Records with drawing code:

#####

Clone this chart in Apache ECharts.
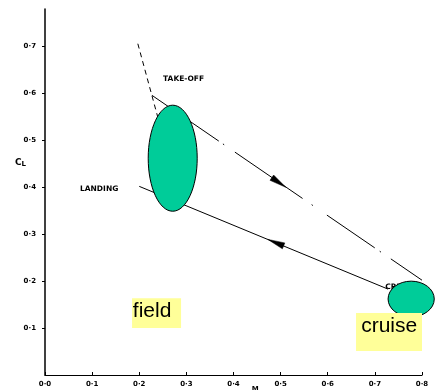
<!DOCTYPE html>
<html>
<head>
<meta charset="utf-8">
<script src="https://cdn.jsdelivr.net/npm/echarts@6/dist/echarts.min.js"></script>
<style>
html,body{margin:0;padding:0;background:#fff;}
#chart{width:435px;height:390px;}
</style>
</head>
<body>
<div id="chart"></div>
<script>
// ---- data ----
const mTicks = [0, 0.1, 0.2, 0.3, 0.4, 0.5, 0.6, 0.7, 0.8];
const mTickLabels = ['0·0', '0·1', '0·2', '0·3', '0·4', '0·5', '0·6', '0·7', '0·8'];
const clTicks = [0.1, 0.2, 0.3, 0.4, 0.5, 0.6, 0.7];
const clTickLabels = ['0·1', '0·2', '0·3', '0·4', '0·5', '0·6', '0·7'];

const takeoffM = [0.227, 0.800];
const takeoffCL = [0.596, 0.202];
const landingM = [0.200, 0.728];
const landingCL = [0.402, 0.183];
const rotationM = [0.197, 0.240];
const rotationCL = [0.706, 0.547];

const arrowTipM = [0.511, 0.473];
const arrowTipCL = [0.400, 0.289];
const arrowFromM = [0.227, 0.728];
const arrowFromCL = [0.596, 0.183];

const regionNames = ['field', 'cruise'];
const regionM = [0.271, 0.777];
const regionCL = [0.462, 0.162];
const regionHalfM = [0.052, 0.049];
const regionHalfCL = [0.113, 0.038];

const phaseLabels = ['TAKE-OFF', 'LANDING', 'CRUISE'];
const phaseLabelM = [0.2505, 0.0743, 0.722];
const phaseLabelCL = [0.630, 0.396, 0.187];

// yellow note boxes: [mLeft, mRight, clTop, clBottom, textM, textCL]
const noteTexts = ['field', 'cruise'];
const noteBoxes = [
  [0.1847, 0.2887, 0.1638, 0.100, 0.2272, 0.137],
  [0.660, 0.800, 0.132, 0.051, 0.7304, 0.103]
];

const xAxisName = 'M';
const yAxisName = 'C';
const yAxisSub = 'L';

// ---- chart ----
const chart = echarts.init(document.getElementById('chart'), null, {renderer: 'canvas'});
const tickFont = {fontSize: 7, fontWeight: 'bold', color: '#000', fontFamily: 'DejaVu Sans'};

function pairs(a, b) { return a.map((v, i) => [v, b[i]]); }

const option = {
  animation: false,
  backgroundColor: '#fff',
  grid: {left: 45, right: 13, top: 9, bottom: 15},
  xAxis: {
    type: 'value', min: 0, max: 0.8, interval: 0.1,
    splitLine: {show: false},
    axisLine: {lineStyle: {color: '#000', width: 1.2}},
    axisTick: {inside: true, length: 3, lineStyle: {color: '#000', width: 1}},
    axisLabel: Object.assign({margin: 6, formatter: v => mTickLabels[Math.round(v * 10)] || ''}, tickFont)
  },
  yAxis: {
    type: 'value', min: 0, max: 0.78,
    splitLine: {show: false},
    axisLine: {lineStyle: {color: '#000', width: 1.5}},
    axisTick: {inside: false, length: 3, customValues: clTicks, lineStyle: {color: '#000', width: 1}},
    axisLabel: Object.assign({margin: 9, customValues: clTicks,
      formatter: v => { const i = clTicks.findIndex(t => Math.abs(t - v) < 1e-6); return i >= 0 ? clTickLabels[i] : ''; }}, tickFont)
  },
  series: [
    {
      name: 'rotation', type: 'line', data: pairs(rotationM, rotationCL), symbol: 'none', z: 2,
      lineStyle: {color: '#000', width: 1, type: [5, 4]}
    },
    {
      name: 'take-off', type: 'line', data: pairs(takeoffM, takeoffCL), symbol: 'none', z: 2,
      lineStyle: {color: '#000', width: 1, type: [81, 5, 1.5, 13, 82, 11, 1.5, 17, 58, 6, 1.5, 12, 60, 10]}
    },
    {
      name: 'landing', type: 'line', data: pairs(landingM, landingCL), symbol: 'none', z: 2,
      lineStyle: {color: '#000', width: 1}
    },
    {
      name: 'arrows', type: 'custom', z: 3,
      data: arrowTipM.map((m, i) => [m, arrowTipCL[i], arrowFromM[i], arrowFromCL[i]]),
      renderItem: function (params, api) {
        const tip = api.coord([api.value(0), api.value(1)]);
        const from = api.coord([api.value(2), api.value(3)]);
        let dx = tip[0] - from[0], dy = tip[1] - from[1];
        const len = Math.sqrt(dx * dx + dy * dy); dx /= len; dy /= len;
        const L = 17, W = 3.2;
        const bx = tip[0] - dx * L, by = tip[1] - dy * L;
        return {
          type: 'polygon',
          shape: {points: [tip, [bx - dy * W, by + dx * W], [bx + dy * W, by - dx * W]]},
          style: {fill: '#000', stroke: '#000', lineWidth: 0.5}
        };
      }
    },
    {
      name: 'phase labels', type: 'custom', z: 2,
      data: phaseLabels.map((t, i) => [phaseLabelM[i], phaseLabelCL[i], i]),
      renderItem: function (params, api) {
        const p = api.coord([api.value(0), api.value(1)]);
        return {
          type: 'text', x: p[0], y: p[1],
          style: {text: phaseLabels[api.value(2)], fill: '#000', fontSize: 7.5, fontWeight: 'bold',
            fontFamily: 'DejaVu Sans', align: 'left', verticalAlign: 'middle'}
        };
      }
    },
    {
      name: 'regions', type: 'custom', z: 5,
      data: regionNames.map((n, i) => [regionM[i], regionCL[i], regionHalfM[i], regionHalfCL[i]]),
      renderItem: function (params, api) {
        const c = api.coord([api.value(0), api.value(1)]);
        const s = api.size([api.value(2), api.value(3)]);
        return {
          type: 'ellipse',
          shape: {cx: c[0], cy: c[1], rx: s[0], ry: s[1]},
          style: {fill: '#00CC99', stroke: '#000', lineWidth: 1}
        };
      }
    },
    {
      name: 'notes', type: 'custom', z: 6,
      data: noteBoxes.map((b, i) => b.concat([i])),
      renderItem: function (params, api) {
        const tl = api.coord([api.value(0), api.value(2)]);
        const br = api.coord([api.value(1), api.value(3)]);
        const tp = api.coord([api.value(4), api.value(5)]);
        return {
          type: 'group',
          children: [
            {type: 'rect', shape: {x: tl[0], y: tl[1], width: br[0] - tl[0], height: br[1] - tl[1]},
              style: {fill: '#FFFF99'}},
            {type: 'text', x: tp[0], y: tp[1],
              style: {text: noteTexts[api.value(6)], fill: '#000', fontSize: 21,
                fontFamily: 'Liberation Sans', align: 'center', verticalAlign: 'middle'}}
          ]
        };
      }
    },
    {
      name: 'axis names', type: 'custom', z: 6,
      data: [[-0.0637, 0.453, 0], [0.446, -0.0234, 1]],
      renderItem: function (params, api) {
        const p = api.coord([api.value(0), api.value(1)]);
        if (api.value(2) === 0) {
          return {
            type: 'text', x: p[0], y: p[1],
            style: {text: '{c|' + yAxisName + '}{l|' + yAxisSub + '}', align: 'left', verticalAlign: 'middle',
              rich: {c: {fontSize: 9, fontWeight: 'bold', fontFamily: 'DejaVu Sans', fill: '#000', color: '#000'},
                     l: {fontSize: 7, fontWeight: 'bold', fontFamily: 'DejaVu Sans', fill: '#000', color: '#000', padding: [4, 0, 0, 0]}}}
          };
        }
        return {
          type: 'text', x: p[0], y: p[1],
          style: {text: xAxisName, fill: '#000', fontSize: 7, fontWeight: 'bold', fontFamily: 'DejaVu Sans',
            align: 'center', verticalAlign: 'top'}
        };
      }
    }
  ]
};
chart.setOption(option);
</script>
</body>
</html>
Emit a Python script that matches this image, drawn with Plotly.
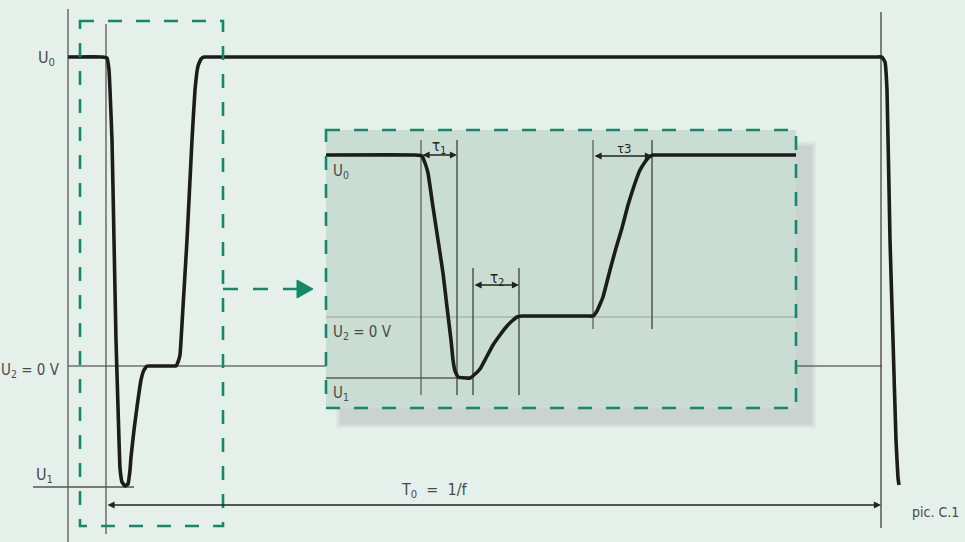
import plotly.graph_objects as go

# ---------------- data (diagram units = pixels of the 965x542 canvas) ----------------
main_x = [68, 102, 107, 109, 110, 112, 114, 116, 118, 119, 120, 122, 125, 128, 130, 131, 134,
          137, 141, 144, 147, 152, 171, 176, 178, 180, 183, 187, 192, 195, 198, 201, 204, 210,
          876, 882, 885, 887, 890, 893, 896, 898, 899]
main_y = [57, 57, 58, 70, 90, 140, 240, 340, 407, 440, 468, 482, 486, 484, 470, 457, 430,
          407, 380, 370, 366, 366, 366, 366, 362, 355, 307, 240, 140, 90, 66, 59, 57, 57,
          57, 57, 62, 90, 240, 340, 440, 478, 485]

inset_x = [326, 415, 422, 425, 428, 433, 438, 443, 447, 451, 453, 455, 458, 466, 470, 474,
           480, 486, 493, 500, 507, 512, 517, 522, 528, 587, 593, 597, 603, 610, 616, 622, 628,
           634, 640, 645, 649, 653, 659, 796]
inset_y = [155, 155, 156, 163, 173, 207, 240, 273, 307, 340, 360, 371, 377, 378, 378, 375,
           369, 358, 345, 335, 326, 321, 317, 316, 316, 316, 316, 311, 297, 270, 248, 228, 205,
           186, 170, 162, 157, 155, 155, 155]

levels = {"U0": 57, "U2": 366, "U1": 487}
inset_levels = {"U0": 155, "U2": 317, "U1": 378}

labels_main = ["U<sub>0</sub>", "U<sub>2</sub> = 0 V", "U<sub>1</sub>"]
labels_inset = ["U<sub>0</sub>", "U<sub>2</sub> = 0 V", "U<sub>1</sub>"]
tau_labels = ["τ<sub>1</sub>", "τ<sub>2</sub>", "τ3"]
period_label = "T<sub>0</sub>  =  1/f"
caption = "pic. C.1"

# ---------------- style ----------------
BG = "#e6f0eb"
INSET = "#c9ddd2"
GREEN = "#12896b"
CURVE = "#1c1c1c"
TXT = "#4a4a4a"
FONT = "DejaVu Sans Condensed, Liberation Sans Narrow, Liberation Sans, sans-serif"

fig = go.Figure()
shapes = []

def line(x0, y0, x1, y1, color="#555555", width=1.2, dash="solid", layer="above"):
    shapes.append(dict(type="line", x0=x0, y0=y0, x1=x1, y1=y1, xref="x", yref="y",
                       line=dict(color=color, width=width, dash=dash), layer=layer))

# shadow of inset (soft, layered)
for i, op in enumerate([0.05, 0.06, 0.07, 0.08, 0.09, 0.10]):
    d = 5 - i
    shapes.append(dict(type="rect", x0=340 - d, y0=146 - d, x1=812 + d, y1=424 + d,
                       xref="x", yref="y", fillcolor=f"rgba(165,170,170,{op})",
                       line=dict(width=0), layer="below"))
# thin main line under the inset
line(68, levels["U2"], 882, levels["U2"], color="#333333", width=1.1, layer="below")
# inset panel
shapes.append(dict(type="rect", x0=326, y0=130, x1=796, y1=408, xref="x", yref="y",
                   fillcolor=INSET, line=dict(width=0), layer="below"))

# main axes / markers
line(68, 9, 68, 542, color="#555555", width=1.3, layer="below")
line(106, 24, 106, 534, color="#555555", width=1.3, layer="below")
line(881, 12, 881, 528, color="#333333", width=1.2, layer="below")
line(33, levels["U1"], 134, levels["U1"], color="#555555", width=1.3, layer="below")

# inset thin lines
line(326, inset_levels["U2"], 796, inset_levels["U2"], color="#a9b5b0", width=1.5, layer="below")
line(326, inset_levels["U1"], 456, inset_levels["U1"], color="#222222", width=1.2, layer="below")
line(421, 140, 421, 395, color="#555555", width=1.2, layer="below")
line(457, 140, 457, 395, color="#333333", width=1.2, layer="below")
line(473, 268, 473, 395, color="#333333", width=1.2, layer="below")
line(519, 268, 519, 395, color="#333333", width=1.2, layer="below")
line(593, 140, 593, 329, color="#555555", width=1.2, layer="below")
line(652, 140, 652, 329, color="#333333", width=1.2, layer="below")

# dashed green boxes and arrow
shapes.append(dict(type="rect", x0=80, y0=21, x1=223, y1=526, xref="x", yref="y",
                   line=dict(color=GREEN, width=2.6, dash="14px,14px"), layer="above"))
shapes.append(dict(type="rect", x0=326, y0=130, x1=796, y1=408, xref="x", yref="y",
                   line=dict(color=GREEN, width=2.6, dash="14px,14px"), layer="above"))
line(223, 289, 298, 289, color=GREEN, width=2.6, dash="15px,15px")
shapes.append(dict(type="path", path="M 297 280 L 313 289 L 297 298 Z", xref="x", yref="y",
                   fillcolor=GREEN, line=dict(color=GREEN, width=1)))

# curves
fig.add_trace(go.Scatter(x=main_x, y=main_y, mode="lines",
                         line=dict(color=CURVE, width=3.6, shape="spline", smoothing=0.3),
                         hoverinfo="skip", showlegend=False))
fig.add_trace(go.Scatter(x=inset_x, y=inset_y, mode="lines",
                         line=dict(color=CURVE, width=3.6, shape="spline", smoothing=0.3),
                         hoverinfo="skip", showlegend=False))

annotations = []

def darrow(x0, x1, y, color="#222222"):
    annotations.append(dict(x=x1, y=y, ax=x0, ay=y, xref="x", yref="y", axref="x", ayref="y",
                            text="", showarrow=True, arrowhead=2, startarrowhead=2,
                            arrowside="end+start", arrowsize=1.1, startarrowsize=1.1,
                            arrowwidth=1.3, arrowcolor=color, standoff=0, startstandoff=0))

darrow(106, 881, 505)
darrow(421, 457, 155)
darrow(473, 519, 285)
darrow(593, 652, 156)

def text(x, y, s, size=16, anchor="left", color=TXT):
    annotations.append(dict(x=x, y=y, xref="x", yref="y", text=s, showarrow=False,
                            xanchor=anchor, yanchor="middle",
                            font=dict(family=FONT, size=size, color=color)))

text(57, 58, labels_main[0], anchor="right")
text(62, 370, labels_main[1], size=15, anchor="right")
text(55, 475, labels_main[2], anchor="right")
text(331, 171, labels_inset[0], size=15)
text(331, 332, labels_inset[1], size=15)
text(331, 393, labels_inset[2], size=15)
text(439, 146, tau_labels[0], size=15, anchor="center", color="#222222")
text(497, 278, tau_labels[1], size=15, anchor="center", color="#222222")
text(624, 148, tau_labels[2], size=13, anchor="center", color="#222222")
text(434, 490, period_label, size=16, anchor="center")
text(961, 512, caption, size=14, anchor="right")

fig.update_layout(
    width=965, height=542, margin=dict(l=0, r=0, t=0, b=0),
    paper_bgcolor=BG, plot_bgcolor=BG,
    xaxis=dict(range=[0, 965], visible=False, fixedrange=True),
    yaxis=dict(range=[542, 0], visible=False, fixedrange=True),
    shapes=shapes, annotations=annotations, showlegend=False,
)
fig.write_html("out.html", config={"displayModeBar": False},
               post_script="document.body.style.margin='0';document.body.style.background='%s';" % BG)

#####

Give back exactly the lines from the one that holds "Emit a Python" to the one that holds "import plotly.graph_objects as go", with both ends and without the images.

■ **Solved problem**:
Emit a Python script that matches this image, drawn with Plotly.
import plotly.graph_objects as go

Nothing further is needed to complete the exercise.